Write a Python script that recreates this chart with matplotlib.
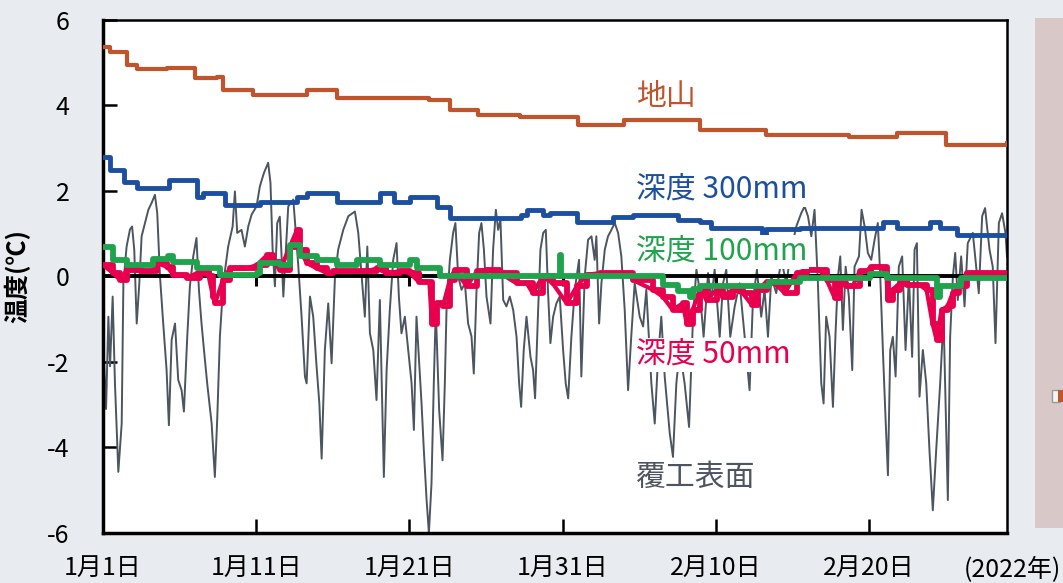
import matplotlib
matplotlib.use("Agg")
import matplotlib.pyplot as plt
from matplotlib.patches import Rectangle

plt.rcParams['font.family'] = ['Noto Sans CJK JP', 'DejaVu Sans']

# 日数 (1月1日 = 0)
surface_day = [0.07, 0.2, 0.35, 0.46, 0.63, 0.78, 1.0, 1.22, 1.33, 1.54, 1.76, 1.9, 2.04, 2.2,
               2.37, 2.52, 2.74, 2.96, 3.17, 3.39, 3.54, 3.72, 3.93, 4.15, 4.3, 4.48, 4.7, 4.91,
               5.13, 5.28, 5.5, 5.67, 5.89, 6.1, 6.26, 6.43, 6.59, 6.8, 7.09, 7.3, 7.46, 7.63,
               7.85, 8.17, 8.46, 8.61, 8.76, 9.04, 9.26, 9.48, 9.7, 10.02, 10.24, 10.5, 10.78,
               10.93, 11.07, 11.22, 11.37, 11.54,
               11.77, 12.09, 12.42, 12.75, 12.96, 13.18, 13.29, 13.51, 13.72, 13.94, 14.12, 14.27,
               14.48, 14.7, 14.92, 15.14, 15.35, 15.68, 16.01, 16.44, 16.66, 16.88, 17.09, 17.25,
               17.42, 17.64, 17.85, 18.07, 18.18, 18.33, 18.51, 18.72, 18.94, 19.16, 19.31, 19.48,
               19.7, 19.92, 20.14, 20.29, 20.46, 20.64, 20.79, 20.94, 21.12, 21.27, 21.44, 21.59,
               21.72, 21.94, 22.16, 22.31, 22.42, 22.64, 22.85, 23.0, 23.18, 23.4,
               23.62, 23.83, 24.05, 24.2, 24.38, 24.55, 24.7, 24.86, 25.03, 25.29, 25.46, 25.64,
               25.79, 25.94, 26.12, 26.33, 26.55, 26.77, 26.99, 27.16, 27.29, 27.46, 27.64, 27.9,
               28.07, 28.2, 28.4, 28.55, 28.73, 28.9, 29.05, 29.2, 29.38, 29.59, 29.81, 30.03,
               30.2, 30.36, 30.57, 30.79, 31.07, 31.22, 31.44, 31.66, 31.88, 32.09, 32.2, 32.38,
               32.53, 32.75, 32.96, 33.18, 33.4, 33.62, 33.83, 34.05, 34.27, 34.49, 34.7, 35.03,
               35.25, 35.46, 35.79, 36.01, 36.23, 36.44, 36.66, 36.99, 37.2, 37.42, 37.64, 37.96,
               38.25, 38.51, 38.73, 38.94, 39.2, 39.49, 39.7, 39.92, 40.25, 40.47, 40.68, 40.94,
               41.23, 41.55, 41.88, 42.2, 42.42, 42.68, 42.96, 43.18, 43.4, 43.62, 43.94, 44.27,
               44.6, 44.92, 45.25, 45.57, 45.79, 46.01, 46.23, 46.44, 46.66,
               46.88, 47.03, 47.2, 47.42, 47.64, 47.81, 47.97, 48.12, 48.29, 48.47, 48.68, 48.9,
               49.05, 49.34, 49.51, 49.71, 49.92, 50.14, 50.36, 50.57, 50.73, 50.9, 51.07, 51.23,
               51.38, 51.55, 51.73, 51.94, 52.16, 52.38, 52.6, 52.81, 52.97, 53.12, 53.29, 53.51,
               53.73, 53.94, 54.16, 54.38, 54.64, 54.86, 55.14, 55.29, 55.47, 55.62, 55.79, 56.01,
               56.23, 56.44, 56.77, 57.16, 57.38, 57.57, 57.86, 58.07, 58.25, 58.47, 58.68, 58.9,
               59.0]
surface_temp = [-2.03, -3.1, -0.94, -2.1, -0.47, -2.5, -4.57, -3.44, -0.16, 0.7, 1.1, 1.17, 0.62, -1.1,
                -0.16, 0.94, 1.25, 1.56, 1.72, 1.91, 1.48, 0.0, -1.1, -2.19, -3.48, -1.48, -1.1, -2.42,
                -2.66, -3.16, -1.4, -0.23, 0.47, 0.9, -0.31, -1.1, -1.72, -2.5, -3.44, -4.69, -3.28, -1.4,
                -0.16, 0.7, 1.17, 1.99, 1.02, 1.09, 0.7, 1.17, 1.45, 1.64, 2.11, 2.42, 2.66,
                2.19, 0.63, -0.23, 1.25, 1.4,
                -0.47, 1.64, 1.8, 0.23, -0.94, -2.34, -2.5, -0.47, -0.94, -2.11, -2.97, -4.26,
                -1.72, -0.63, -2.03, 0.0, 0.63, 1.09, 1.41, 1.52, 1.02, 0.0, -0.94, 0.7,
                -1.33, -1.72, -2.89, -0.55, -2.34, -4.69, -2.19, -0.78, 0.39, 0.78, -0.47, -1.33,
                -0.94, -1.72, -2.5, -3.59, -0.94, -2.03, -2.97, -4.06, -5.23, -6.0, -4.84, -2.5,
                -0.78, -3.13, -4.3, -2.5, -0.78, 0.39, 1.02, 1.25, 0.0, -0.31,
                -0.16, -1.1, -1.4, -2.27, -0.31, 1.02, 1.25, 0.63, -0.47, -1.1, 0.63, 1.56,
                1.09, 1.33, -0.55, -0.7, -0.47, -0.78, -1.41, -2.5, -3.05, -1.72, -0.94, -1.88,
                -2.19, -2.85, -0.78, 0.63, 1.02, 1.09, -0.39, -1.56, -0.94, -0.63, -0.47, -1.72,
                -2.5, -2.85, -1.41, -0.31, 0.39, -2.34, 0.0, 0.86, 0.94, 0.39, 0.94, -1.1,
                -0.16, 0.63, 0.94, 1.09, 1.25, 1.02, 0.47, -0.78, -2.66, -1.33, -0.16, -0.94,
                -1.17, -0.31, -2.5, -3.44, -1.88, -0.94, -2.34, -3.67, -4.22, -2.5, -1.72, -2.5,
                -3.52, -0.94, 0.16, -0.31, -1.41, 0.08, -0.55, 0.16, -1.41, -0.16, 0.16, -1.41,
                -0.7, -0.16, -1.41, -2.66, -0.55, 0.16, -0.94, -0.31, -1.41, 0.0, -0.39, 0.39,
                -0.16, 0.63, 1.17, 1.48, 1.64, 1.41, 0.94, 1.56, -0.16,
                -2.5, -2.97, -0.94, -1.41, -3.05, -1.33, 0.0, 0.47, -1.25, 0.23, -0.47, -2.19,
                0.23, 0.47, 1.56, 1.17, 0.55, 0.39, 0.86, 1.25, 0.0, -1.72, -3.28, -4.65,
                -1.72, -1.41, -2.34, 0.23, 0.47, -1.72, 0.0, -1.88, 0.63, 0.78, -2.81, -1.72,
                -2.5, -4.06, -5.47, -4.06, -2.5, -0.94, -5.23, -1.41, 0.0, 0.55, -0.55, 0.47,
                -0.7, 0.78, 1.02, -0.39, 1.41, 1.6, 0.63, 0.23, -1.56, 1.25, 1.48, 1.02,
                0.47]

d50_day = [0, 0.65, 1.11, 1.57, 2.5, 3.2, 3.52, 4.17, 4.6, 5.22, 5.48, 6.33, 6.9, 7.18, 7.31,
           7.83, 8.28, 9.39, 10.05, 10.7, 11.09, 11.55, 12.2, 12.66, 12.85, 13.31, 13.96, 14.61,
           15.0, 17.22, 17.87, 18.5, 19.37, 20.03, 20.6, 21.3, 21.46, 21.79, 22.18, 22.64, 22.96,
           23.74, 24.4, 25.05, 25.9, 27.0, 27.66, 28.05, 28.7, 29.35, 30.27, 30.92, 31.57, 32.42,
           34.38, 34.57, 35.88, 36.53, 37.18, 37.83, 38.1, 38.49, 38.94, 39.4, 40.05, 40.44, 41.1,
           41.75, 42.34, 42.73, 43.31, 43.97, 44.49, 45.27, 45.92, 46.77, 47.23, 47.75, 48.08,
           48.5, 48.92, 49.38, 49.84, 50.1, 50.82, 51.14, 51.21, 51.53, 51.99, 52.45, 53.29,
           53.75, 54.14, 54.4, 54.73, 55.12, 55.45, 55.9, 56.36, 59.0]
d50_temp = [0.27, 0.08, -0.08, 0.16, 0.12, 0.12, 0.31, 0.23, 0.04, 0.04, -0.04, 0.12, 0.0, -0.47, -0.63,
            -0.08, 0.19, 0.19, 0.27, 0.5, 0.35, 0.16, 0.7, 1.09, 0.62, 0.31, 0.19, 0.08,
            0.12, 0.12, 0.19, 0.08, 0.12, 0.08, -0.12, -0.12, -1.1, -0.63, -0.7, -0.08, 0.16,
            -0.23, 0.12, 0.16, 0.08, -0.16, -0.16, -0.39, 0.0, -0.16, -0.63, -0.23, 0.04, 0.08,
            0.08, -0.08, -0.31, -0.47, -0.78, -0.63, -1.1, -0.78, -0.31, -0.55, -0.31, -0.47, -0.31,
            -0.39, -0.66, -0.31, -0.12, -0.2, -0.39, 0.08, 0.16, 0.16, -0.08, -0.5, -0.16,
            -0.23, -0.23, 0.12, 0.12, 0.23, 0.23, 0.0, -0.55, -0.31, -0.16, -0.2, -0.2,
            -0.31, -1.1, -1.48, -0.78, -0.7, -0.39, -0.23, 0.08, 0.08]

d100_day = [0, 0.65, 0.91, 1.57, 3.07, 3.26, 4.24, 4.57, 5.87, 6.13, 7.44, 7.63, 9.13, 10.05, 10.24,
            11.09, 11.55, 12.2, 12.66, 12.85, 13.7, 13.96, 15.0, 15.26, 16.57, 16.6, 17.87, 18.07,
            19.37, 20.03, 20.48, 21.53, 22.0, 29.8, 29.81, 29.9, 36.0, 36.53, 37.5, 38.29, 38.5,
            38.94, 43.31, 43.5, 45.47, 45.5, 50.0, 50.03, 51.14, 51.2, 54.14, 54.4, 54.6, 55.9,
            56.0, 59.0]
d100_temp = [0.7, 0.39, 0.39, 0.27, 0.27, 0.4, 0.47, 0.35, 0.35, 0.19, 0.19, 0.04, 0.04, 0.08, 0.31,
             0.31, 0.27, 0.74, 0.74, 0.47, 0.47, 0.39, 0.39, 0.27, 0.27, 0.39, 0.39, 0.27,
             0.27, 0.39, 0.19, 0.19, 0.02, 0.0, 0.5, 0.0, 0.0, -0.2, -0.35, -0.47, -0.3,
             -0.23, -0.23, -0.12, -0.12, -0.04, -0.04, 0.06, 0.06, -0.04, -0.04, -0.47, -0.23, -0.23,
             -0.04, -0.04]

d300_day = [0, 0.46, 1.4, 2.22, 4.17, 4.3, 6.0, 6.13, 6.52, 7.63, 7.96, 10.05, 10.24, 12.33, 12.66,
            13.31, 15.0, 15.26, 17.87, 18.07, 18.92, 19.0, 19.37, 20.03, 21.46, 21.79, 22.64, 27.2,
            27.25, 27.66, 28.05, 28.7, 29.16, 30.66, 30.92, 33.07, 33.27, 34.57, 34.6, 37.44, 37.5,
            38.49, 38.94, 39.6, 39.65, 42.86, 43.0, 43.3, 45.47, 50.88, 50.9, 51.79, 51.8, 53.95,
            54.0, 54.6, 54.65, 55.71, 55.75, 59.0]
d300_temp = [2.8, 2.5, 2.2, 2.07, 2.07, 2.26, 2.26, 1.86, 1.95, 1.95, 1.67, 1.67, 1.74, 1.74, 1.86,
             1.95, 1.95, 1.74, 1.74, 1.95, 1.95, 1.74, 1.74, 1.86, 1.86, 1.63, 1.37, 1.37,
             1.45, 1.55, 1.55, 1.44, 1.48, 1.48, 1.27, 1.27, 1.4, 1.4, 1.44, 1.44, 1.32,
             1.32, 1.27, 1.27, 1.13, 1.13, 1.0, 1.1, 1.13, 1.13, 1.27, 1.27, 1.13, 1.13,
             1.27, 1.27, 1.13, 1.13, 0.97, 1.02]

ground_day = [0, 0.46, 1.57, 2.22, 4.17, 5.5, 6.0, 7.44, 7.83, 9.39, 9.78, 13.0, 13.3, 15.0, 15.26,
              20.03, 21.3, 22.64, 24.5, 27.2, 31.0, 34.0, 38.94, 43.3, 48.7, 51.8, 55.0, 59.0]
ground_temp = [5.37, 5.25, 4.95, 4.85, 4.87, 4.87, 4.64, 4.66, 4.36, 4.36, 4.25, 4.25, 4.37, 4.37, 4.18,
               4.18, 4.13, 3.9, 3.78, 3.73, 3.55, 3.66, 3.43, 3.31, 3.26, 3.36, 3.08, 3.12]

tick_days = [0, 10, 20, 30, 40, 50]
tick_labels = ['1月1日', '1月11日', '1月21日', '1月31日', '2月10日', '2月20日']

C_GROUND = '#c0542c'
C_300 = '#1c4fa0'
C_100 = '#1fa34c'
C_50 = '#e8004f'
C_SURF = '#4d5560'
BG = '#e8ebf0'

fig = plt.figure(figsize=(10.63, 5.83), dpi=100, facecolor=BG)
ax = fig.add_axes([0.0969, 0.0858, 0.8504, 0.8799])
ax.set_facecolor('white')

ax.plot(surface_day, surface_temp, color=C_SURF, lw=1.4, zorder=2)
ax.axhline(0, color='black', lw=2.8, zorder=3)
ax.vlines(tick_days[1:], -0.22, 0, color='black', lw=2.2, zorder=3)
ax.step(d300_day, d300_temp, where='post', color=C_300, lw=3.5, zorder=4)
ax.step(d50_day, d50_temp, where='post', color=C_50, lw=4.2, zorder=4)
ax.plot(d50_day, d50_temp, color=C_50, lw=3.0, zorder=4)
ax.step(d100_day, d100_temp, where='post', color=C_100, lw=4.2, zorder=5)
ax.step(ground_day, ground_temp, where='post', color=C_GROUND, lw=3.0, zorder=4)

box = dict(facecolor='white', edgecolor='none', pad=1)
lab = dict(fontsize=21.5, va='center', ha='left', zorder=6)
ax.text(34.8, 4.2, '地山', color=C_GROUND, **lab)
ax.text(34.8, 2.02, '深度 300mm', color=C_300, bbox=box, **lab)
ax.text(34.8, 0.57, '深度 100mm', color=C_100, bbox=box, **lab)
ax.text(34.8, -1.84, '深度 50mm', color=C_50, bbox=box, **lab)
ax.text(34.8, -4.69, '覆工表面', color=C_SURF, bbox=box, **lab)

ax.set_xlim(0, 59)
ax.set_ylim(-6, 6)
ax.set_yticks([-6, -4, -2, 0, 2, 4, 6])
ax.set_yticklabels(['-6', '-4', '-2', '0', '2', '4', '6'])
ax.set_xticks(tick_days)
ax.set_xticklabels(tick_labels)
ax.tick_params(axis='both', direction='in', length=10, width=1.8, labelsize=18, colors='black')
ax.tick_params(axis='x', pad=16)
ax.tick_params(axis='y', pad=24)
for s in ax.spines.values():
    s.set_linewidth(1.8)
    s.set_color('black')
ax.spines['left'].set_linewidth(2.5)
ax.spines['bottom'].set_linewidth(2.5)
ax.set_ylabel('温度(℃)', fontsize=18, fontweight='bold', labelpad=12)

fig.text(0.998, 0.0225, '(2022年)', fontsize=18, ha='right', va='center')

# 右側の切れたパネル
fig.patches.append(Rectangle((0.9737, 0.0943), 0.03, 0.874, transform=fig.transFigure,
                             facecolor='#d9c8c8', edgecolor='none'))
fig.patches.append(Rectangle((0.9895, 0.311), 0.008, 0.02, transform=fig.transFigure,
                             facecolor='#f4f4f4', edgecolor='#9a9a9a', lw=1))
fig.patches.append(Rectangle((0.9955, 0.311), 0.006, 0.02, transform=fig.transFigure,
                             facecolor='#c0542c', edgecolor='none'))

fig.savefig('out.png', dpi=100, facecolor=BG)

━━━━━━

* Work to complete
Set the lines above down again, word for word, from the first through the one containing "plt.rcParams['font.family'] = ['Noto"; pictures excluded.

* Task result
Write a Python script that recreates this chart with matplotlib.
import matplotlib
matplotlib.use("Agg")
import matplotlib.pyplot as plt
from matplotlib.patches import Rectangle

plt.rcParams['font.family'] = ['Noto Sans CJK JP', 'DejaVu Sans']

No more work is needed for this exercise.